I love this. I always wonder when I’m going to start looking backward, and I haven’t come close to wanting to do so yet. I have a romantic image of sitting around with my journals and morning pages one afternoon (should this be a Replenish assignment?) and see where I’ve come from, but I haven’t. I think I’d be both too overwhelmed and also too bored to survive the experience. I know I caught some of the past Rachael in those pages, but how much? Will I recognize her? At least I should read the parts that I wrote in the treehouse hovel apartment, because obviously, I can’t get that place out of my mind. My sister said last night that maybe it’s a place of fertility for me, which struck a resounding chord. Yes, that might be it, but how do I claim that? Or do I need to? Is there a need for exorcism or is it just what it is—a place I’ll always dream of like tsunamis and Venice?

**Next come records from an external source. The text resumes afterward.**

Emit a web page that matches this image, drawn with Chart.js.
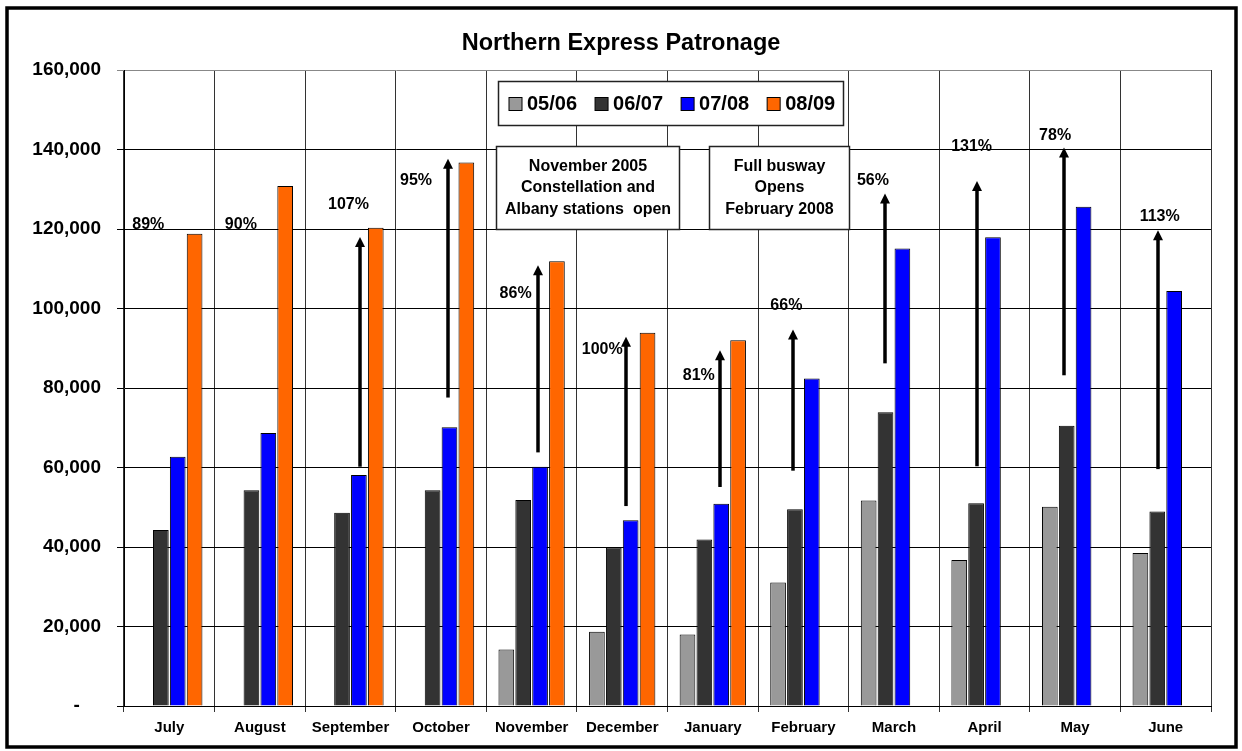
<!DOCTYPE html>
<html><head><meta charset="utf-8">
<script src="https://cdn.jsdelivr.net/npm/chart.js@4.4.0/dist/chart.umd.min.js"></script>
<style>html,body{margin:0;padding:0;background:#fff;}#wrap{position:relative;width:1242px;height:751px;}</style>
</head><body><div id="wrap"><canvas id="c"></canvas></div>
<script>
// ---- data ----
const months = ['July','August','September','October','November','December','January','February','March','April','May','June'];
const seriesLabels = ['05/06','06/07','07/08','08/09'];
const s0506 = [null,null,null,null,14200,18700,18000,31100,51700,36700,50100,38500];
const s0607 = [44300,54300,48600,54300,51800,39900,41900,49500,73900,51000,70500,48900];
const s0708 = [62700,68700,58100,70100,60200,46700,50900,82400,115100,117900,125600,104400];
const s0809 = [118800,130800,120300,136700,111900,93900,92000,null,null,null,null,null];
const yTickValues = [0,20000,40000,60000,80000,100000,120000,140000,160000];
const yTickLabels = ['-','20,000','40,000','60,000','80,000','100,000','120,000','140,000','160,000'];
// growth arrows (category position, value from, value to)
const arrowAt   = [null,null,2.106,3.077,4.074,5.044,6.082,6.89,7.904,8.919,9.879,10.916];
const arrowFrom = [null,null,60200,77600,63800,50300,55100,59200,86200,60300,83200,59600];
const arrowTo   = [null,null,118000,137700,110900,92900,89500,94700,128900,132100,140500,119700];
const pctLabels = ['89%','90%','107%','95%','86%','100%','81%','66%','56%','131%','78%','113%'];
const pctLabelAt = [-0.232,0.79,1.978,2.724,3.823,4.779,5.845,6.812,7.768,8.857,9.779,10.934];
const pctLabelValue = [121000,121000,126200,132300,103800,89700,83200,100800,132300,140800,143600,123000];
const noteTexts = [['November 2005','Constellation and','Albany stations  open'],['Full busway','Opens','February 2008']];

const colors = ['#999999','#333333','#0000FF','#FF6600'];
const FONT = '"Liberation Sans", Arial, sans-serif';

// boxes in data coordinates (category position / value)
const noteBoxes = [{x0:3.606,x1:5.626,y0:140800,y1:120100},{x0:5.96,x1:7.50,y0:140800,y1:120100}];
const legendBox = {x0:3.628,x1:7.436,y0:157200,y1:146100};

const decor = {
  id:'decor',
  afterDatasetsDraw(chart){
    const ctx = chart.ctx, xs = chart.scales.x, ys = chart.scales.y;
    ctx.save();
    // arrows
    ctx.fillStyle = '#000'; ctx.strokeStyle = '#000';
    for (let i=0;i<months.length;i++){
      if (arrowAt[i]===null) continue;
      const x = Math.round(xs.getPixelForValue(arrowAt[i]));
      const yb = ys.getPixelForValue(arrowFrom[i]);
      const yt = ys.getPixelForValue(arrowTo[i]);
      ctx.lineWidth = 3.5;
      ctx.beginPath(); ctx.moveTo(x, yb); ctx.lineTo(x, yt+8); ctx.stroke();
      ctx.beginPath(); ctx.moveTo(x-5, yt+10); ctx.lineTo(x+5, yt+10); ctx.lineTo(x, yt); ctx.closePath(); ctx.fill();
    }
    // percent labels
    ctx.font = 'bold 16px '+FONT; ctx.textAlign='center'; ctx.textBaseline='middle';
    for (let i=0;i<pctLabels.length;i++){
      ctx.fillText(pctLabels[i], xs.getPixelForValue(pctLabelAt[i]), ys.getPixelForValue(pctLabelValue[i]));
    }
    // note boxes
    noteBoxes.forEach((b,k)=>{
      const l = Math.round(xs.getPixelForValue(b.x0))+0.5, r = Math.round(xs.getPixelForValue(b.x1))+0.5;
      const t = Math.round(ys.getPixelForValue(b.y0))+0.5, bt = Math.round(ys.getPixelForValue(b.y1))+0.5;
      ctx.fillStyle='#fff'; ctx.fillRect(l,t,r-l,bt-t);
      ctx.strokeStyle='#222'; ctx.lineWidth=1.5; ctx.strokeRect(l,t,r-l,bt-t);
      ctx.fillStyle='#000'; ctx.font='bold 16px '+FONT; ctx.textAlign='center'; ctx.textBaseline='middle';
      const lines = noteTexts[k], cy=(t+bt)/2, lh=21.7;
      lines.forEach((s,j)=>ctx.fillText(s,(l+r)/2, cy+(j-(lines.length-1)/2)*lh));
    });
    // legend
    {
      const b = legendBox;
      const l = Math.round(xs.getPixelForValue(b.x0))+0.5, r = Math.round(xs.getPixelForValue(b.x1))+0.5;
      const t = Math.round(ys.getPixelForValue(b.y0))+0.5, bt = Math.round(ys.getPixelForValue(b.y1))+0.5;
      ctx.fillStyle='#fff'; ctx.fillRect(l,t,r-l,bt-t);
      ctx.strokeStyle='#222'; ctx.lineWidth=1.5; ctx.strokeRect(l,t,r-l,bt-t);
      ctx.font='bold 20px '+FONT; ctx.textAlign='left'; ctx.textBaseline='middle';
      let x = l+10.5; const cy = (t+bt)/2;
      chart.data.datasets.forEach(ds=>{
        ctx.fillStyle = ds.backgroundColor; ctx.fillRect(x, Math.round(cy-6.5)+0.5, 13, 13);
        ctx.strokeStyle='#000'; ctx.lineWidth=1; ctx.strokeRect(x, Math.round(cy-6.5)+0.5, 13, 13);
        ctx.fillStyle='#000'; ctx.fillText(ds.label, x+18, cy+1);
        x += 18 + ctx.measureText(ds.label).width + 18;
      });
    }
    ctx.restore();
  },
  afterDraw(chart){
    const ctx = chart.ctx; ctx.save();
    ctx.strokeStyle='#000'; ctx.lineWidth=3.5;
    ctx.strokeRect(7, 8, 1229, 739);
    ctx.restore();
  }
};

new Chart(document.getElementById('c'), {
  type:'bar',
  data:{
    labels: months,
    datasets:[s0506,s0607,s0708,s0809].map((d,i)=>({
      label: seriesLabels[i], data: d, backgroundColor: colors[i],
      borderColor:'#000', borderWidth:1,
      categoryPercentage:0.745, barPercentage:0.93
    }))
  },
  options:{
    responsive:true, maintainAspectRatio:false, animation:false,
    layout:{padding:{left:0,right:0,top:0,bottom:10}},
    plugins:{
      legend:{display:false}, tooltip:{enabled:false},
      title:{display:true, text:'Northern Express Patronage', color:'#000',
        font:{family:FONT, size:23.5, weight:'bold', lineHeight:1.2}, padding:{top:29,bottom:12.8}}
    },
    scales:{
      x:{
        grid:{color:'#333', lineWidth:1, tickLength:6, drawTicks:true},
        border:{color:'#000', width:1},
        ticks:{color:'#000', font:{family:FONT, size:15, weight:'bold'}, padding:7, maxRotation:0, autoSkip:false},
        afterFit(s){ s.height = 35; }
      },
      y:{
        min:0, max:160000,
        afterBuildTicks(s){ s.ticks = yTickValues.map(v=>({value:v})); },
        grid:{color:(c)=> c.tick && c.tick.value===160000 ? '#888' : '#000', lineWidth:1, tickLength:7},
        border:{color:'#000', width:1},
        ticks:{color:'#000', font:{family:FONT, size:19, weight:'bold'}, padding:16,
          callback:(v)=>{ const i = yTickValues.indexOf(v); return i===0 ? '-    ' : yTickLabels[i]; }},
        afterFit(s){ s.width = 124; }
      },
      yPad:{
        position:'right', display:true, min:0, max:160000,
        grid:{display:false, drawTicks:false}, border:{display:false},
        ticks:{display:false},
        afterFit(s){ s.width = 31; }
      }
    }
  },
  plugins:[decor]
});
</script></body></html>
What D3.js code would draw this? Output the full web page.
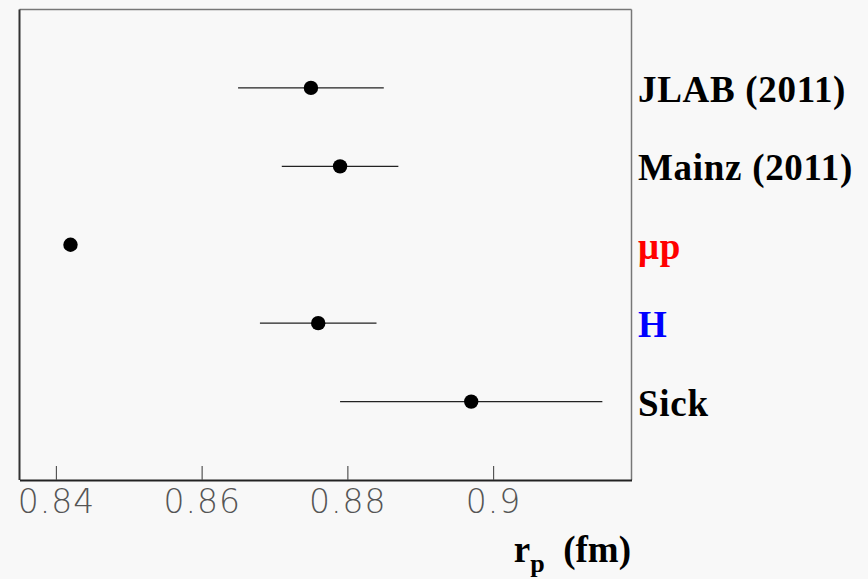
<!DOCTYPE html>
<html><head><meta charset="utf-8">
<script src="https://cdn.jsdelivr.net/npm/d3@7"></script>
<style>body{margin:0;background:#f8f8f8;}svg{display:block;}</style>
</head><body>
<script>
const experiments = ["JLAB (2011)", "Mainz (2011)", "μp", "H", "Sick"];
const rows = [5, 4, 3, 2, 1];
const radius = [0.875, 0.879, 0.842, 0.876, 0.897];
const errors = [0.010, 0.008, 0.0007, 0.008, 0.018];
const labelColors = ["#000", "#000", "#ff0000", "#0000ff", "#000"];
const tickValues = [0.84, 0.86, 0.88, 0.9];
const tickLabels = ["0.84", "0.86", "0.88", "0.9"];

const W = 868, H = 579;
const m = {left: 19.5, top: 9.5, right: 631.5, bottom: 480};
const svg = d3.select("body").append("svg").attr("width", W).attr("height", H);
svg.append("rect").attr("width", W).attr("height", H).attr("fill", "#f8f8f8");

const x = d3.scaleLinear().domain([0.835, 0.919]).range([m.left, m.right]);
const y = d3.scaleLinear().domain([0, 6]).range([m.bottom, m.top]);

// frame
svg.append("line").attr("x1", m.left).attr("x2", m.right).attr("y1", m.top).attr("y2", m.top).attr("stroke", "#777").attr("stroke-width", 1.5);
svg.append("line").attr("x1", m.right).attr("x2", m.right).attr("y1", m.top).attr("y2", m.bottom).attr("stroke", "#777").attr("stroke-width", 1.5);
svg.append("line").attr("x1", m.left).attr("x2", m.left).attr("y1", m.top).attr("y2", m.bottom).attr("stroke", "#333").attr("stroke-width", 2);

// x axis
const ax = svg.append("g").attr("transform", `translate(0,${m.bottom})`)
  .call(d3.axisBottom(x).tickValues(tickValues).tickFormat((d, i) => tickLabels[i]).tickSizeInner(-14).tickSizeOuter(0).tickPadding(12));
ax.select(".domain").attr("stroke", "#222").attr("stroke-width", 2);
ax.selectAll(".tick line").attr("stroke", "#555").attr("stroke-width", 1.2);
ax.selectAll(".tick text").attr("fill", "#555").attr("font-family", "DejaVu Sans").attr("font-weight", 200).attr("font-size", 33)
  .attr("letter-spacing", 1)
  .attr("y", 0).attr("dy", 0).attr("transform", "translate(0,33)").attr("dominant-baseline", "auto");

// error bars
svg.append("g").selectAll("line").data(radius).join("line")
  .attr("x1", (d, i) => x(d - errors[i])).attr("x2", (d, i) => x(d + errors[i]))
  .attr("y1", (d, i) => y(rows[i])).attr("y2", (d, i) => y(rows[i]))
  .attr("stroke", "#222").attr("stroke-width", 1.3);
// points
svg.append("g").selectAll("circle").data(radius).join("circle")
  .attr("cx", d => x(d)).attr("cy", (d, i) => y(rows[i])).attr("r", 7.2).attr("fill", "#000");

// labels
svg.append("g").selectAll("text").data(experiments).join("text")
  .attr("x", 638).attr("y", (d, i) => y(rows[i]) + 14)
  .attr("font-family", "Liberation Serif, Times New Roman, serif").attr("font-weight", "bold").attr("font-size", 37)
  .attr("letter-spacing", 0.7)
  .attr("fill", (d, i) => labelColors[i]).text(d => d);

// axis title
const t = svg.append("text").attr("x", 631).attr("y", 562).attr("text-anchor", "end")
  .attr("font-family", "Liberation Serif, Times New Roman, serif").attr("font-weight", "bold").attr("font-size", 37).attr("fill", "#000");
t.append("tspan").text("r");
t.append("tspan").attr("font-size", 26).attr("dy", 10).text("p");
t.append("tspan").attr("dy", -10).text("  (fm)").attr("xml:space", "preserve");
</script>
</body></html>
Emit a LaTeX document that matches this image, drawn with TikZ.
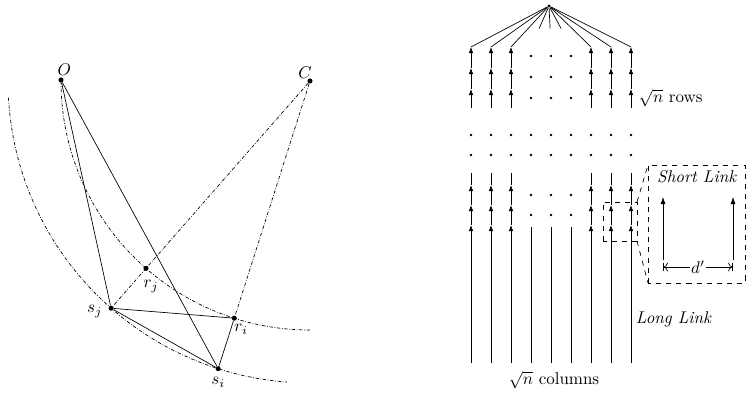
\documentclass[tikz,border=0pt]{standalone}
\usetikzlibrary{arrows.meta,calc}

\begin{document}
\begin{tikzpicture}[>=Latex,x=0.59pt,y=0.59pt,
  pt/.style={circle,fill,inner sep=0pt,minimum size=3pt},
  guide/.style={dash pattern=on 2pt off 1pt on 0.4pt off 1pt},
  up/.style={-{Latex[length=3.6pt,width=2.7pt]}},
  bigup/.style={-{Latex[length=4.2pt,width=3pt]}}]
\useasboundingbox (0,0) rectangle (747,394);
% left: two circles around C
\node[pt,label={[label distance=-3.5pt,xshift=-3pt]above:$C$}] (C) at (310,313) {};
\node[pt,label={[label distance=-2.3pt,xshift=2pt]above:$O$}] (O) at (61,314) {};
\node[pt,label={[yshift=-2pt]left:$s_j$}] (sj) at ($(C)+(228.8:302)$) {};
\node[pt,label={below:$s_i$}] (si) at ($(C)+(252.3:302)$) {};
\node[pt,label={[label distance=2pt,xshift=3pt]below:$r_j$}] (rj) at ($(C)!0.8245!(sj)$) {};
\node[pt,label={[label distance=-1.5pt,xshift=4pt]below:$r_i$}] (ri) at ($(C)!0.8245!(si)$) {};
\draw[guide] (C) ++(180:249) arc[start angle=180,end angle=270,radius=249];
\draw[guide] (C) ++(183.2:302) arc[start angle=183.2,end angle=265.6,radius=302];
\draw[guide] (C) -- (sj);
\draw[guide] (C) -- (ri);
\draw (O) -- (sj);
\draw (O) -- (si);
\draw (sj) -- (ri);
\draw (sj) -- (si);
\draw (ri) -- (si);

% right: grid of links
\node[circle,fill,inner sep=0pt,minimum size=2pt] (top) at (549,388) {};
\foreach \i in {0,1,2,6,7,8}{
  \coordinate (t\i) at (471+20*\i,347);
  \coordinate (u\i) at (471+20*\i,326);
  \coordinate (v\i) at (471+20*\i,305);
  \coordinate (w\i) at (471+20*\i,286);
  \draw (top) -- (t\i);
  \draw[up] (w\i) -- (v\i);
  \draw[up] (v\i) -- (u\i);
  \draw[up] (u\i) -- (t\i);
  \coordinate (b\i) at (471+20*\i,31);
  \coordinate (l\i) at (471+20*\i,169);
  \coordinate (m\i) at (471+20*\i,189);
  \coordinate (n\i) at (471+20*\i,209);
  \coordinate (e\i) at (471+20*\i,221);
  \draw[up] (b\i) -- (l\i);
  \draw[up] (l\i) -- (m\i);
  \draw[up] (m\i) -- (n\i);
  \draw (n\i) -- (e\i);
}
\foreach \i in {3,4,5}{
  \draw (top) -- ($(top)!0.55!(471+20*\i,347)$);
  \foreach \y in {338,317,296,199,179}
    \fill (471+20*\i,\y) circle (0.75pt);
  \draw (471+20*\i,31) -- (471+20*\i,167);
}
\foreach \i in {0,...,8}
  \foreach \y in {259,239}
    \fill (471+20*\i,\y) circle (0.75pt);
\node[right] (rows) at (633,296) {$\sqrt{n}$ rows};
\node (cols) at (554,14) {$\sqrt{n}$ columns};
\node[right] (long) at (630,75) {\textit{Long Link}};

% zoom on a short link
\coordinate (z1) at (603,153);
\coordinate (z2) at (637,192);
\coordinate (Z1) at (648,111);
\coordinate (Z2) at (745,229);
\draw[dashed] (z1) rectangle (z2);
\draw[dashed] (Z1) rectangle (Z2);
\draw[dashed] (z2) -- (Z1 |- Z2);
\draw[dashed] (z2 |- z1) -- (Z1);
\node (short) at (697,217) {\textit{Short Link}};
\coordinate (p1) at (663,134);
\coordinate (p2) at (663,197);
\coordinate (q1) at (733,134);
\coordinate (q2) at (733,197);
\draw[bigup] (p1) -- (p2);
\draw[bigup] (q1) -- (q2);
\draw[>=To,|<->|] (663,127) -- node[fill=white,inner sep=1pt] (d) {$d'$} (733,127);
\end{tikzpicture}
\end{document}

Last night with sisters at the Alley, talking about Mom and the way she was able to lose it on me, something neither of them remembered. (I deserved it. I was the bad kid and couldn’t stand my mother from 14-17). One sister wanted to know where she was all the time Mom and I were fighting, and she said, “Maybe I was at swim practice.” Yes, she probably was! She always succeeded, and I was the underachiever, though I didn’t know that at the time. I think I fought depression so much and didn’t know that, either.
I just knew I wasn’t good enough, never good enough, and of course, that was exacerbated by the fact that when I tried to write, the one thing I wanted to do, I couldn’t figure out how to break in.
Writing was a forest that was closed to me, walled off. I had to earn my way in by building a ladder to get over the wall, but I kept looking for a door, for a break in the stones. I spent years walking around the forest, searching for my way in. Much later I found out that the only way to build the ladder was out of words. I find myself wishing someone had told me this clearly, but I bet they did. I bet Anne Lamott says something like that in Bird by Bird.
I wasn’t ready to hear it, probably. I had talent, I thought, and talent had always opened doors in walls (to other things) for me. I thought if I had enough talent, I’d deserve to find the door.
I gave looking for a long time. Then I painstakingly built a ladder out of words. Now I live in the forest, and it’s such an amazing place to be.